Conviene recordar que la posición de Estados Unidos hacia el régimen de Maduro ha sido, desde 2015, una política de Estado sostenida tanto por demócratas como por republicanos. El llamado decreto Obama, la Orden Ejecutiva 13692, declaró una emergencia nacional por la amenaza extraordinaria que representaba el régimen chavista. Ese criterio ha sido ratificado por Trump I, Biden y Trump II. Más recientemente, el nuevo alcalde demócrata de Nueva York, Zhoran Mandani, llamó dictador a Maduro, y defendió la reconstrucción institucional y social del país, al recordar que sin Estado de derecho no hay futuro posible para Venezuela. Sus palabras deberían ayudar a sostener el consenso bipartidista que ha mantenido a nuestro país en la agenda estratégica de EEUU, dándole incluso protección especial (asilo, TPS, etc.) a nuestros compatriotas, por considerarlos víctimas de una dictadura, aunque ahora, de manera incoherente, por un lado hay un despliegue militar contra el “cartel de los soles”, y por el otro, se le quita dicha protección a mas de 600 mil venezolanos amenazados con una agresiva y cruel deportación.

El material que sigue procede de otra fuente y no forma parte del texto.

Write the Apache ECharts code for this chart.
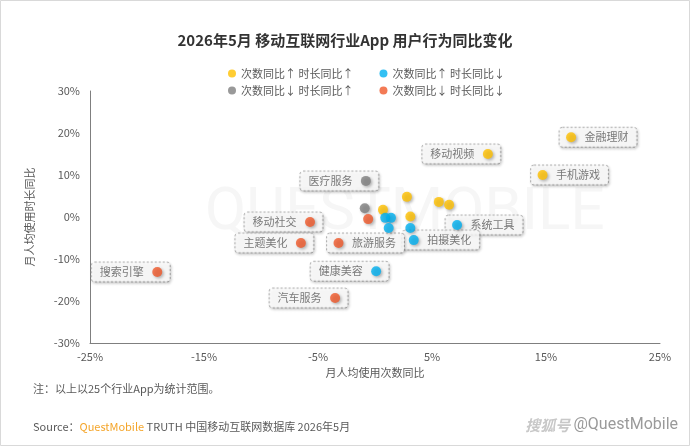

Ese marco internacional, a pesar de lo complejo, crea condiciones favorables para que la presión externa empuje a cambios internos en el sistema autocrático “dominante” venezolano. Aunque para Maduro y el círculo más comprometido con la corrupción y el narcotráfico parece tarde, existen sectores dentro de la Fuerza Armada capaces de entender el costo histórico de prolongar la usurpación. Tarde o temprano, la institución militar deberá decidir si acompaña la reconstrucción constitucional o si permanece atada a un proyecto ilegítimo que hunde al país.

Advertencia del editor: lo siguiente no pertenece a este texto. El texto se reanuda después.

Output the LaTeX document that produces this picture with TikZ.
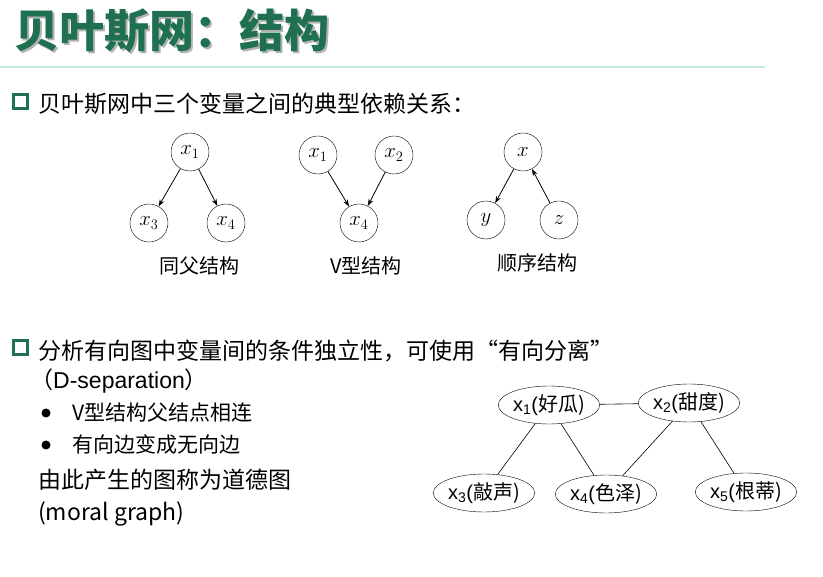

Las señales no ayudan a Maduro. No solo es un gobierno inviable, también rompió de manera total los acuerdos de Barbados que él mismo firmó. Esa conducta lo descalifica como interlocutor confiable, pero no cancela la necesidad de explorar entendimientos con otros actores que aún pueden asumir responsabilidades para sacar a Venezuela del abismo en el que se encuentra.

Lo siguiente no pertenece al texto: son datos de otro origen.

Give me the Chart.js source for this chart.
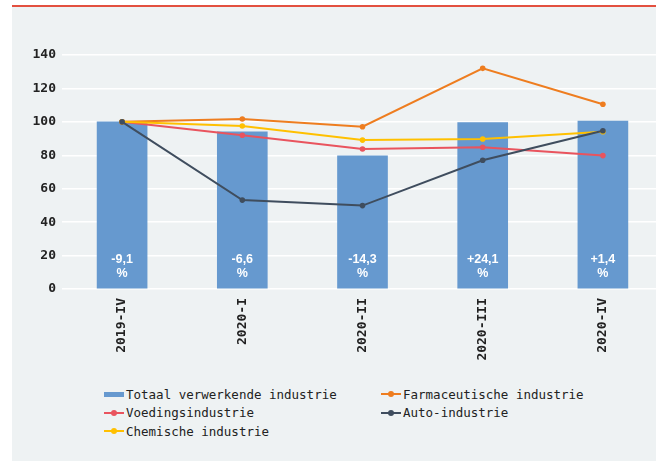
<!DOCTYPE html>
<html>
<head>
<meta charset="utf-8">
<script src="https://cdn.jsdelivr.net/npm/chart.js@4/dist/chart.umd.min.js"></script>
<style>
  html, body { margin: 0; padding: 0; background: #fff; width: 656px; height: 461px; overflow: hidden; }
  #panel { position: absolute; left: 12px; top: 5px; right: 0; bottom: 0; background: #eef2f3; border-top: 2px solid #e3503f; }
  #wrap { position: absolute; left: 0; top: 0; width: 667px; height: 370px; }
  #legend { position: absolute; left: 104px; top: 385px; display: grid; grid-template-columns: 277px 260px; grid-auto-rows: 18.5px;
            font: 12.5px "DejaVu Sans Mono", monospace; color: #222; }
  .item { display: flex; align-items: center; white-space: nowrap; }
  .sw { position: relative; width: 20px; height: 2px; margin-right: 2px; }
  .sw.bar { height: 5px; }
  .dot { position: absolute; left: 7px; top: -2px; width: 6px; height: 6px; border-radius: 50%; }
</style>
</head>
<body>
<div id="panel"></div>
<div id="wrap"><canvas id="industry-chart" width="667" height="370"></canvas></div>
<div id="legend"></div>
<script>
let quarters = ['2019-IV', '2020-I', '2020-II', '2020-III', '2020-IV'];
let totaal = [100, 94.1, 79.6, 99.5, 100.5];
let farma = [100, 101.7, 97.1, 132, 110.5];
let voeding = [100, 92.0, 83.8, 84.8, 79.8];
let auto = [100, 53.2, 49.9, 77.0, 94.7];
let chemie = [100, 97.5, 89.1, 89.7, 94.1];
let changeLabels = ['-9,1', '-6,6', '-14,3', '+24,1', '+1,4'];

// white change labels at the foot of each bar
const barLabels = {
    id: 'barLabels',
    afterDatasetsDraw(chart) {
        let ctx = chart.ctx;
        let meta = chart.getDatasetMeta(0);
        let y0 = chart.scales.y.getPixelForValue(0);
        ctx.save();
        ctx.fillStyle = '#fff';
        ctx.font = 'bold 12.5px "Liberation Sans", Arial, sans-serif';
        ctx.textAlign = 'center';
        ctx.textBaseline = 'middle';
        meta.data.forEach(function(bar, i) {
            ctx.fillText(changeLabels[i], bar.x, y0 - 29);
            ctx.fillText('%', bar.x, y0 - 15);
        });
        ctx.restore();
    }
};

function lineSet(label, data, color, order) {
    return {
        type: 'line', label: label, data: data,
        borderColor: color, backgroundColor: color,
        borderWidth: 2, pointRadius: 2.8, pointBorderWidth: 0,
        tension: 0, order: order
    };
}

function renderChart() {
    let ctx = document.getElementById('industry-chart');
    let tickFont = { family: '"DejaVu Sans Mono", monospace', size: 13, weight: 'bold' };
    return new Chart(ctx, {
        type: 'bar',
        data: {
            labels: quarters,
            datasets: [
                { label: 'Totaal verwerkende industrie', data: totaal, backgroundColor: '#6699cf', barThickness: 50, order: 10 },
                lineSet('Farmaceutische industrie', farma, '#ee7d1f', 4),
                lineSet('Voedingsindustrie', voeding, '#e9545e', 3),
                lineSet('Auto-industrie', auto, '#3f4d5e', 1),
                lineSet('Chemische industrie', chemie, '#ffc000', 2)
            ]
        },
        options: {
            responsive: false,
            animation: false,
            layout: { padding: { top: 55, left: 0, right: 0, bottom: 0 } },
            plugins: { legend: { display: false }, tooltip: { enabled: false } },
            scales: {
                x: {
                    grid: { display: false, drawTicks: false },
                    border: { display: false },
                    ticks: { maxRotation: 90, minRotation: 90, padding: 9, color: '#222', font: tickFont },
                    afterFit: function(scale) { scale.height = 81; }
                },
                y: {
                    min: 0, max: 140,
                    grid: { color: '#ffffff', lineWidth: 1.5, drawTicks: false },
                    border: { display: false },
                    ticks: { stepSize: 20, padding: 6, color: '#222', font: tickFont },
                    afterFit: function(scale) { scale.width = 62; }
                }
            }
        },
        plugins: [barLabels]
    });
}

function renderLegend(chart) {
    let box = document.getElementById('legend');
    chart.data.datasets.forEach(function(ds) {
        let item = document.createElement('div');
        item.className = 'item';
        let sw = document.createElement('span');
        if (ds.type === 'line') {
            sw.className = 'sw';
            sw.style.background = ds.borderColor;
            let dot = document.createElement('span');
            dot.className = 'dot';
            dot.style.background = ds.borderColor;
            sw.appendChild(dot);
        } else {
            sw.className = 'sw bar';
            sw.style.background = ds.backgroundColor;
        }
        let txt = document.createElement('span');
        txt.textContent = ds.label;
        item.appendChild(sw);
        item.appendChild(txt);
        box.appendChild(item);
    });
}

renderLegend(renderChart());
</script>
</body>
</html>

En su entrevista del 2 de noviembre con Sebastiana Barráez, Edmundo González Urrutia, presidente legítimo de Venezuela, volvió a mostrar la templanza diplomática que tanto se echa de menos en la política nacional. Propuso una ruta basada en bajar la temperatura de la confrontación, construir consensos posibles, abrir espacios donde todos puedan reconocerse y reconstruir la noción de adversario y no de enemigo. Insistió en mantener vasos comunicantes incluso con quienes hoy sostienen al régimen, porque sin conversación real no hay transición ordenada ni estabilidad futura.
Hago mías esas palabras. La reconstrucción de Venezuela exige acuerdos básicos, respeto a la Constitución y una transición que evite traumas innecesarios. El país necesita libertad, justicia, crecimiento económico y un Estado capaz de servir, no de someter. Ningún proyecto personal puede imponerse sobre ese deber. Se equivocan quienes hablan de negociación, olvidando los acuerdos incumplidos e igualando de manera injusta la responsabilidad del liderazgo de MCM con la del autócrata Maduro.
La confrontación seguirá siendo parte de la dinámica política, pero no debe ser el centro. Es hora de que los vasos comunicantes regresen a la vida política venezolana. Sin ellos, la democracia no vuelve. Con ellos, el país puede empezar a levantarse.